Reformasi dengan mengadopsi nilai-nilai positif era disrupsi dapat difokuskan pada dua hal yaitu pada perbaikan sistem dan aparatur pelaksana. Perbaikan sistem dilakukan dengan cara membangun sistem baru di atas sistem yang lama. Sistem ini merupakan muara atas gagasan yang nantinya akan mengubah seluruh tatanan yang obsolete. Secara sederhana perbaikan sistem dapat dilakukan dengan penerapan teknologi sistem informasi. Tujuan penerapan teknologi sistem informasi untuk mendigitalisasikan segala data dan informasi. Dengan penerapan sistem teknologi informasi maka unsur faster, reachable, simplier dan better dapat terpenuhi.

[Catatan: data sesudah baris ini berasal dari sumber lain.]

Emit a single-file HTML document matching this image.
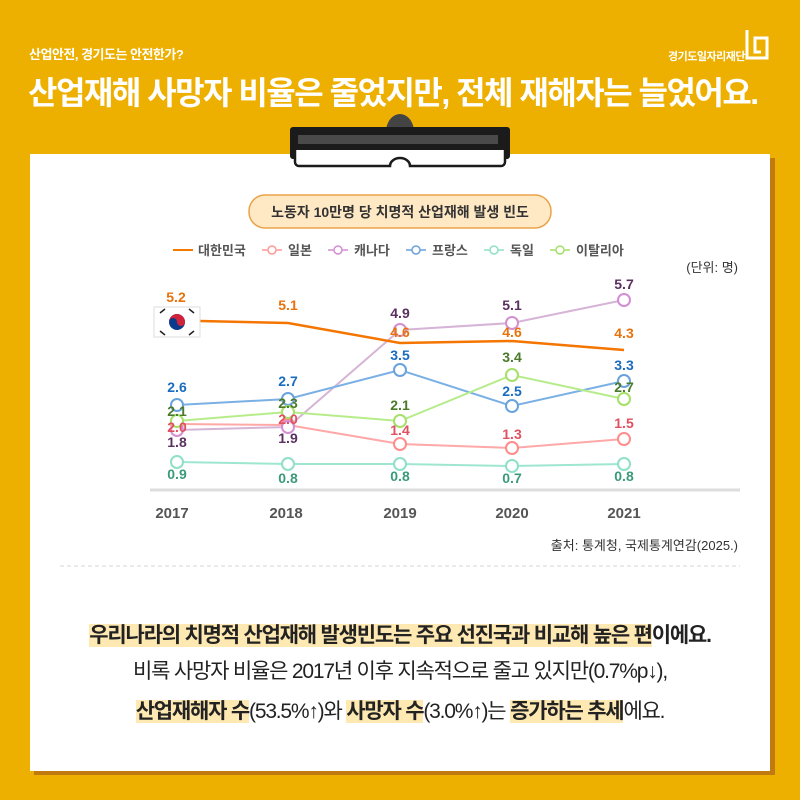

Reformasi di sektor aparatur pelaksana dilaksanakan dengan menghadirkan para pembaharu sebagai konseptor atas ide-ide brilian, ide yang mampu menghadirkan konsep masa depan untuk diimpelementasikan saat ini. Setelah menghadirkan para pembaharu maka harus diikuti dengan mendorong dan mengoptimalkan kontribusi setiap ASN pada unit kerja terkecil. Kontribusi ini harus didesign sebagai outcome organisasi melalui mekanisme multiplier effect.
Perpaduan reformasi sistem dan aparatur pelaksana ini diharapkan mampu menciptakan perbaikan performance birokrasi dan aparaturnya sekaligus mampu mewujudkan terciptanya tata kelola pemerintahan yang bersih, efektif, demokratis dan terpercaya (clean and good governance) sebagaimana butir kedua Nawa Cita yang diusung Pemerintah. Sebagai penutup, penulis ingin mengutip sebuah kalimat bijak: "perubahan belum tentu membawa kebaikan, namun untuk menjadi lebih baik dipastikan perlu perubahan".